Thomas Newman, like his more famous cousin Randy, is a perennial Oscar nomination favourite, now on his eleventh waiting for that first win, and I'm not thinking he's likely to get it for Skyfall either, unless, like Deakins, he gets a sympathy vote. His competition includes Dario Marinelli for Anna Karenina, Alexandre Desplat for Argo, Mychael Danna for Life of Pi and the legendary John Williams for Lincoln. I actually wasn't that impressed with Skyfall's score, as it seems to wander without focus and without, disappointingly, the haunting emotional moments Newman has been able to craft in his past work. Simply put -- if Newman didn't win for the vastly superior American Beauty or The Shawshank Redemption, he's not going to win for this. His nomination is much like Marvin Hamlisch's for The Spy Who Loved Me, which is the sparest and weakest of any of Hamlisch's many scores -- an acknowledgement of a highly-respected colleague because he's a good guy rather than for the quality of the specific work. For the winner, I'll guess Dario Marinelli for Anna Karenina, because it's a fancy dress period drama, and the score likely evokes the classical music of the era, which is always a plus for Academy voters.

3.Best Sound Editing

No matter how many times they explain it, no one understands the difference between this category and Best Sound Mixing, in which Skyfall is also nominated. As far as I can tell, sound editing is more about sound effects, like explosions, bullets flying, high-tech doors opening and so on, which is why blockbusters that wouldn't otherwise be anywhere within the Academy's field of view tend to win here. The other nominees are Argo, Django Unchained, Life of Pi and Zero Dark Thirty. Skyfall could get tossed a bone here, but I'm going with Zero Dark Thirty because it's also a high-tech thriller that has the advantage of being based in reality -- and the Academy always goes with reality over fiction. They seem to consider it more of an achievement to be true to a historical event -- creativity within constraints, as it were -- rather than having free reign to make stuff up, no matter how big the explosions are.

4.Best Sound Mixing

Skyfall hasn't a chance here. Like cinematography, this one generally goes to whichever movie is on its way to Best Picture. Of the fellow nominees, Argo, Les Miserables, Life of Pi and Lincoln, I'd favour Les Miz here; because it's a musical and has achieved renown for having the actors sing live instead of lip-synching, viewers (i.e. Oscar voters) are more aware of the sound and thus more likely to propel it over the top.

5.Best Original Song

Get used to saying "Academy Award winner Adele," because when all is said and done, this is Skyfall's one indisputable lock for Oscar night. Adele has already won more awards than any other female singer in recent memory, and the Oscar statuette will be seen as a fitting cap to her meteoric rise. The song isn't the best thing you've ever heard, nor is it Adele's best work, but the Academy will be positively giddy over the possibility of watching her give an acceptance speech in Cockney. In this category the performers aren't nominated, only the songwriters; but because Adele penned "Skyfall's" lyrics, she gets to share in any potential golden glory. As for the other nominees, we have longshots from Ted and Life of Pi, and the trend of awards bait is continued this year with Les Miserables, where a movie based on a decades-old musical has a single new song written for it just so its composers can secure an Oscar nomination. The only serious competition I foresee for "Skyfall" is J. Ralph's "Before My Time" from Chasing Ice, but it shouldn't be enough to deprive Adele of her moment racing through her list of "thank yers" before the orchestra plays her off.

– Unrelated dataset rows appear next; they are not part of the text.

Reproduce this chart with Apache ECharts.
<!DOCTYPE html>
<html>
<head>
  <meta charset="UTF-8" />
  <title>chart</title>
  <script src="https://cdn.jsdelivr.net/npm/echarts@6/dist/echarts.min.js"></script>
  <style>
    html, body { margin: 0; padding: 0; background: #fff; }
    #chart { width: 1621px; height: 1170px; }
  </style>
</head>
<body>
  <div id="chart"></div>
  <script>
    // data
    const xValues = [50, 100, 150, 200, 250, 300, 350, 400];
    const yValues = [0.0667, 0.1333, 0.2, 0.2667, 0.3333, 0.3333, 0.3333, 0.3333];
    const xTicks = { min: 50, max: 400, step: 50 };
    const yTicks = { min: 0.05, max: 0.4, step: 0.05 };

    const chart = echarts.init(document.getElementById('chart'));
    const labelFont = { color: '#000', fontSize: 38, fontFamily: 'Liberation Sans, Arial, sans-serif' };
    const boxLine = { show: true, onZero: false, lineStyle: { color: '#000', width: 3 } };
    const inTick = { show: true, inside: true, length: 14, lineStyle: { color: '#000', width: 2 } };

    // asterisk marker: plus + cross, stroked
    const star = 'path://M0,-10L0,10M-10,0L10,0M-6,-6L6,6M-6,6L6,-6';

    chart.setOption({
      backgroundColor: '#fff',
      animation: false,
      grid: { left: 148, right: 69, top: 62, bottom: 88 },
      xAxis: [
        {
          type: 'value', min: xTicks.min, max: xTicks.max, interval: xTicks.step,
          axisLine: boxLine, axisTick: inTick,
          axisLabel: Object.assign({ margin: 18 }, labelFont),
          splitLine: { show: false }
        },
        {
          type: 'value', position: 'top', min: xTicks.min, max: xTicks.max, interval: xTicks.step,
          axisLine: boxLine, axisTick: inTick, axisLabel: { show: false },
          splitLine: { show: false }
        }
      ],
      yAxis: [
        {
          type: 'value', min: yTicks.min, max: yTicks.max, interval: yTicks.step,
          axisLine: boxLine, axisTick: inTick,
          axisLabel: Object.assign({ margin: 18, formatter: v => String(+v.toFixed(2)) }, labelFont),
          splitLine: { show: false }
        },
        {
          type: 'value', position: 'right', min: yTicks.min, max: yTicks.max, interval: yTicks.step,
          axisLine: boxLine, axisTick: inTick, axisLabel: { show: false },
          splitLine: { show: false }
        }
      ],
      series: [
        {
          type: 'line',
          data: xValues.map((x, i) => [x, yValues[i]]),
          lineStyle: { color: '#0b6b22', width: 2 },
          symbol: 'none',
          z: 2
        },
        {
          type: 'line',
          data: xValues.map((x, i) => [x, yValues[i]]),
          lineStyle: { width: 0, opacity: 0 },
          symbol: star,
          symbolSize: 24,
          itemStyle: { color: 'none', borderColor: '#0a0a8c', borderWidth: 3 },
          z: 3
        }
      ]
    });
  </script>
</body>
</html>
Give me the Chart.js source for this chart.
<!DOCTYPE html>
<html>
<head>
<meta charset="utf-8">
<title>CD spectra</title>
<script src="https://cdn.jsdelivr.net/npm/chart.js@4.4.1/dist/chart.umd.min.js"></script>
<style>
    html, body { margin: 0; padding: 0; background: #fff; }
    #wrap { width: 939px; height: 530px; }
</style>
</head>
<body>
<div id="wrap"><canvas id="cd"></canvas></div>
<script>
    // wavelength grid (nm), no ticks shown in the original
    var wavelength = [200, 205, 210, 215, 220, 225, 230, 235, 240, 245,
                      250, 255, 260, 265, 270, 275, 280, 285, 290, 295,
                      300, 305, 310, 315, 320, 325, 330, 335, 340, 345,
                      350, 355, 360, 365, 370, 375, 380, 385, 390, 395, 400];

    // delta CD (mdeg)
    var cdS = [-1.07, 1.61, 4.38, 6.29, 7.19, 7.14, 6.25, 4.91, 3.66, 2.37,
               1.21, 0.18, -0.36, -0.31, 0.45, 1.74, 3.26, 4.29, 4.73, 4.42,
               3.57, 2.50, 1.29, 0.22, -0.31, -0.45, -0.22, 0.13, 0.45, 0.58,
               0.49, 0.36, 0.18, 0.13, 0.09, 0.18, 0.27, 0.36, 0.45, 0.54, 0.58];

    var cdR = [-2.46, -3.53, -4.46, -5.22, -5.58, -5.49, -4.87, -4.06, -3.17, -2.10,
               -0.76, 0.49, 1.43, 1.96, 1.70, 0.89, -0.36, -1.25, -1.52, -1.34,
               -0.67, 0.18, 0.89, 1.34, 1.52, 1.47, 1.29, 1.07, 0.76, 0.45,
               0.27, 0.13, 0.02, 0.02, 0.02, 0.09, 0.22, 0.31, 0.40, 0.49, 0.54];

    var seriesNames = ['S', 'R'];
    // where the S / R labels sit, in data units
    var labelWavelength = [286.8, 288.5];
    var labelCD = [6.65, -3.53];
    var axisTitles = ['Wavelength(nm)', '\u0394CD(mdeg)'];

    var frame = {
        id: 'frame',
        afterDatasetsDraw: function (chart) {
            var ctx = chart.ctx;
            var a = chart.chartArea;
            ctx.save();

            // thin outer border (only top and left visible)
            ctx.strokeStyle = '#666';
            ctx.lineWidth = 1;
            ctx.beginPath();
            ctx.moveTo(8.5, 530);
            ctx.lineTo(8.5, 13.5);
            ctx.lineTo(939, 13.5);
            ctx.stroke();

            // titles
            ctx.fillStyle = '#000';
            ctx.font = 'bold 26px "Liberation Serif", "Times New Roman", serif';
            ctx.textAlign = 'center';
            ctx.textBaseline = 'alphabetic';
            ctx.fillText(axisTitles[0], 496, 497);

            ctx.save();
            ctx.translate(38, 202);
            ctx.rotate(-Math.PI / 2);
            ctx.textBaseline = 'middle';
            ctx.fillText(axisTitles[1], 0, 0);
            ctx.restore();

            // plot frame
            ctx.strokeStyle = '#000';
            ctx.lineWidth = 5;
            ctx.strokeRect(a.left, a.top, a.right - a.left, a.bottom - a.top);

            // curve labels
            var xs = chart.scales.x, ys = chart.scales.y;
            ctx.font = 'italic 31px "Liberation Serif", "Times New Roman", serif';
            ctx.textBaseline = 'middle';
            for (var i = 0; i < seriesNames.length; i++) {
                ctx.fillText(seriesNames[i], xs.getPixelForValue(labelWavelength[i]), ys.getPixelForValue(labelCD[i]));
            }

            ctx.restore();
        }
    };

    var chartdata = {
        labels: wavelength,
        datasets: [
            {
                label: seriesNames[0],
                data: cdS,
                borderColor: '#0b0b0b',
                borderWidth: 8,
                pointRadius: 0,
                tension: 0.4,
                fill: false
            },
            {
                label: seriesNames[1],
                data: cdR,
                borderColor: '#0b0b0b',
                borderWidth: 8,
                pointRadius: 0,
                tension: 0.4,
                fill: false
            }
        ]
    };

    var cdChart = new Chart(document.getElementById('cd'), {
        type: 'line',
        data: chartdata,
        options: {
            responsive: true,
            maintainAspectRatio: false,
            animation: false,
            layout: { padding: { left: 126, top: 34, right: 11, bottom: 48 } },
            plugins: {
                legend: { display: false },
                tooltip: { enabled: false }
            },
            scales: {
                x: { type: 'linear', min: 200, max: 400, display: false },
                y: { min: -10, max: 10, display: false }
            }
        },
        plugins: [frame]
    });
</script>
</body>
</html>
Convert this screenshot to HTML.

Of course, I could be completely wrong, and as a Bond fan I hope Skyfall merits enough goodwill to rack up more than just the one likely win. It's a testament to the sheer craft of this movie, particularly to those of us who remember the clown show that was A View to a Kill, that we're even talking about James Bond and Academy Awards on the same page. And who would have ever thought that the year's 007 movie not getting a Best Picture nomination would be considered an actual snub?

Anyway, all yours, Academy voters. Prove me wrong!